WASHINGTON — Florida's new death penalty sentencing statute — to the extent that it allows juries to recommend death on a vote of 10-2 — is unconstitutional, the Florida Supreme Court ruled in a pair of cases on Friday.
Further, the state high court ruled that the death sentence of the man whose case led the U.S. Supreme Court to declare Florida's old death penalty sentencing scheme to be declared unconstitutional in January is no longer valid. The justices tossed out Timothy Lee Hurst's death sentence on Friday and sent his case back to the trial court for a new sentencing hearing.
The decisions in Hurst's and Larry Darnell Perry's cases put new death penalty trials on hold while the state's legislature and executive branch decide how to respond to Friday's ruling.
The decision means that those on Florida's death row whose death sentences, like Hurst, have still not been finalized on direct appeal will be able to seek resentencing under the process laid out on Friday in Hurst's case.
As to others previously sentenced to death in Florida — the state has the second largest death row in the nation, with nearly 400 people awaiting execution — Friday's decisions did not address the outstanding question of whether the U.S. Supreme Court decision will apply retroactively.
Hurst had asked for his sentence to be converted to a life sentence, but the Florida justices rejected that request — ruling that such a move would only be appropriate under Florida law if "capital punishment as a penalty is declared unconstitutional generally."
The Florida court found on Friday that was not the situation in Hurst's case, characterizing the U.S. Supreme Court decision as "focused ... on [a] portion of the capital sentencing process."
When the U.S. Supreme Court struck down the old statute, it did so because the state relied on "a judge’s factfinding" and not "a jury's verdict" to sentence a person to death.
The Florida legislature passed a new statute, addressing the requirement that jurors make the sentencing decision. The new law, however, allows a non-unanimous decision of the jury — here, 10 of 12 — to impose a death sentence on a person.

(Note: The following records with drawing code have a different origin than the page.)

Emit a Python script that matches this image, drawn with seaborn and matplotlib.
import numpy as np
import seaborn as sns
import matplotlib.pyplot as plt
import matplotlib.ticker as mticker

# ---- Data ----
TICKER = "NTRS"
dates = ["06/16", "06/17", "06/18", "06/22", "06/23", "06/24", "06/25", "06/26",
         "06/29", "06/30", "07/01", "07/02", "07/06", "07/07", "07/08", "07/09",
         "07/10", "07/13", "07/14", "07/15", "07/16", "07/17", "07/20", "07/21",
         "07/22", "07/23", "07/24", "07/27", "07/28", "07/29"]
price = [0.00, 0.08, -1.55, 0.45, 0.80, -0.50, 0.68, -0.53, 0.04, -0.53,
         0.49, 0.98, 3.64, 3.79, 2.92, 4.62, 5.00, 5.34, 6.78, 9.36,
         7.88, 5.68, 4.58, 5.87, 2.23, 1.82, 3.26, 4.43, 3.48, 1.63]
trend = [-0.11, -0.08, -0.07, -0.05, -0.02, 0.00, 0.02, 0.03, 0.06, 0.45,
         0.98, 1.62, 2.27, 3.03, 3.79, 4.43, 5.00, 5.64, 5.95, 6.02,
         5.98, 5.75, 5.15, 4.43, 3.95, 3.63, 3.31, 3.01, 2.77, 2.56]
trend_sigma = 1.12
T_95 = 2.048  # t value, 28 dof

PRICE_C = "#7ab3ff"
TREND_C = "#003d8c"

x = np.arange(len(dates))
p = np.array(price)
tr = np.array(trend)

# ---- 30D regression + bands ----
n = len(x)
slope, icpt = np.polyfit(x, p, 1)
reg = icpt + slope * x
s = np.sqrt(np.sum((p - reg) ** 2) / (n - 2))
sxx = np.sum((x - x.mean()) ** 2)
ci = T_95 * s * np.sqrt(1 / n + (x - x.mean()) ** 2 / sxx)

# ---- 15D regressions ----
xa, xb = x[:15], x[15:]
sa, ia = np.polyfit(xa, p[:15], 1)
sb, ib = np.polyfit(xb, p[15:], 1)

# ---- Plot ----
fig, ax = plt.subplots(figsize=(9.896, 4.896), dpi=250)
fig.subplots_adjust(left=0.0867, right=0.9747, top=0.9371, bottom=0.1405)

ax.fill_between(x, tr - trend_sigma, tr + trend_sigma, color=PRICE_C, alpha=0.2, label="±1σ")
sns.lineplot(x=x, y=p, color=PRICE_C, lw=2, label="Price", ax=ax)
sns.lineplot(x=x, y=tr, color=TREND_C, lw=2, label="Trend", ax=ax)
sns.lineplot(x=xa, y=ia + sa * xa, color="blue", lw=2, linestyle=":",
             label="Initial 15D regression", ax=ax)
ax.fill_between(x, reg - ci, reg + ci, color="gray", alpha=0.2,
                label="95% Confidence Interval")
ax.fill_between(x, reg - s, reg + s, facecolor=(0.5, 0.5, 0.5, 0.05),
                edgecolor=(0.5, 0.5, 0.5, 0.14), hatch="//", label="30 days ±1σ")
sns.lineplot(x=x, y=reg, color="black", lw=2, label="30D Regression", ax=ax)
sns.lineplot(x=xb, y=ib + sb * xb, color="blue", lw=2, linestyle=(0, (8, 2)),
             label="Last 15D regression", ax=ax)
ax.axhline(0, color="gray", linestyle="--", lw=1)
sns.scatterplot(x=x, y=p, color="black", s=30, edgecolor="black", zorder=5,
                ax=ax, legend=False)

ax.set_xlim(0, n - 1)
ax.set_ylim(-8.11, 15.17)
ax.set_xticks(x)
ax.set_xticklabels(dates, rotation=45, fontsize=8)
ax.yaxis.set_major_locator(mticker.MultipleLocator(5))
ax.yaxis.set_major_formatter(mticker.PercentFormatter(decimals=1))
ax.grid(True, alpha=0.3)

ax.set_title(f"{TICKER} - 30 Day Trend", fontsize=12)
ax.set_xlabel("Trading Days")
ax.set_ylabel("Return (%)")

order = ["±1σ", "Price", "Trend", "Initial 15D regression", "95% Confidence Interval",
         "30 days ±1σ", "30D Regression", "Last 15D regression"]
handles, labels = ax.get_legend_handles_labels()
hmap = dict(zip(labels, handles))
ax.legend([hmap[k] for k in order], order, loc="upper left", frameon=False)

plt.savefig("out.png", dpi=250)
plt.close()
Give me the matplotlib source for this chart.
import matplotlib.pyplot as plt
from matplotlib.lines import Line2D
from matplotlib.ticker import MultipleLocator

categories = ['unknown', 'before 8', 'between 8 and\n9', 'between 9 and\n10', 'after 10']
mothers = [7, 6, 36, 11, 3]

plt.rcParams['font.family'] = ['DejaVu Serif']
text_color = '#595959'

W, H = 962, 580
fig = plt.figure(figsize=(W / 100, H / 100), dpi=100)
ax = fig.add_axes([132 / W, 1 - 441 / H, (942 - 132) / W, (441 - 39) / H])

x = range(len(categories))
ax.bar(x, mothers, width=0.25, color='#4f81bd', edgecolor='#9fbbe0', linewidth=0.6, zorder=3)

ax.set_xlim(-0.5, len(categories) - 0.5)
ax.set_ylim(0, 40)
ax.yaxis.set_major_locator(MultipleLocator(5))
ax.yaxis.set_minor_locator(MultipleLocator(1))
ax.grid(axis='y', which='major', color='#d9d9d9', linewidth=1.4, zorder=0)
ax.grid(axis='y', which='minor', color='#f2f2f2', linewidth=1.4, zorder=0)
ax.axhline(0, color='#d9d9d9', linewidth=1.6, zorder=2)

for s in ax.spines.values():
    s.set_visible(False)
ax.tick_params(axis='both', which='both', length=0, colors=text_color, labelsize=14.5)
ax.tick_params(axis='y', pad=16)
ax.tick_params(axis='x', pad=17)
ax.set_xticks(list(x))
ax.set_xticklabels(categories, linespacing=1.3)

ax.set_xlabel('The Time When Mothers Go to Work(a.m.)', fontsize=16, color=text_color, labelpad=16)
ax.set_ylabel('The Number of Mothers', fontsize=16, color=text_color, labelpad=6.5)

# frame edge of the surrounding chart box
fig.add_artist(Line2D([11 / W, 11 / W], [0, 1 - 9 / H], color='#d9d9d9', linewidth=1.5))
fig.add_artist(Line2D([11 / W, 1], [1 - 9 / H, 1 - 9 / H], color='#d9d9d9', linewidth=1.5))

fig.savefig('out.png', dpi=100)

The Florida Supreme Court on Friday held that is not permitted.
"[W]e hold that the Supreme Court’s decision in Hurst v. Florida requires that all the critical findings necessary before the trial court may consider imposing a sentence of death must be found unanimously by the jury," the court ruled in Hurst's case.
This, the court explained, included not just the existence of aggravating circumstances during the sentencing phase of a capital case, but also the sufficiency of those aggravating circumstances and the finding that those aggravating factors outweigh any mitigating circumstances.
Going further still, the court held that, "based on Florida’s requirement for unanimity in jury verdicts, and under the Eighth Amendment to the United States Constitution, that in order for the trial court to impose a sentence of death, the jury's recommended sentence of death must be unanimous."
The court went on to hold that the Eighth Amendment's ban on cruel and unusual punishment also requires unanimity in sentencing recommendations of a jury.
Because Florida's new statute allows a 10-2 vote for the recommendation of death, the court held, the law is not constitutional. In Larry Darnell Perry's case, the court summarized it as such: "While most of the Act can be construed constitutionally under our holding in Hurst, the Act’s 10-2 jury recommendation requirement renders the Act unconstitutional."
In deciding how to handle Hurst's case going forward, the justices first declined Hurst's request to convert his death sentence automatically to a life sentence.
Hurst had pointed to a state law requiring such an action if the death penalty is declared to be unconstitutional. The Florida court, however, concluded, "Hurst v. Florida was decided on Sixth Amendment grounds and nothing in that decision suggests a broad indictment of the imposition of the death penalty generally."
As such, the justices found, that state law does not apply and it considered, instead, whether the January decision meant that Hurst should allowed to have a new sentencing hearing. That review usually entails a "harmless error" analysis — basically, might the error (here, an unconstitutional death sentencing law) have made a difference?
Hurst argued that a harmless error analysis wasn't appropriate here because the U.S. Supreme Court had identified a "structural" error that "results in a proceeding that is always fundamentally unfair."
The Florida justices disagreed, finding "that Hurst v. Florida error is capable of harmless error review." Nonetheless, it described a bar that most people sentenced to death under that pre-January sentencing statute would appear to cross: "Where the error concerns sentencing, the error is harmless only if there is no reasonable possibility that the error contributed to the sentence."
The Florida Supreme Court concluded that "the error in Hurst’s sentencing has not been shown to be harmless beyond a reasonable doubt" and, accordingly, vacated his death sentence and sent his case back for a new sentencing proceeding.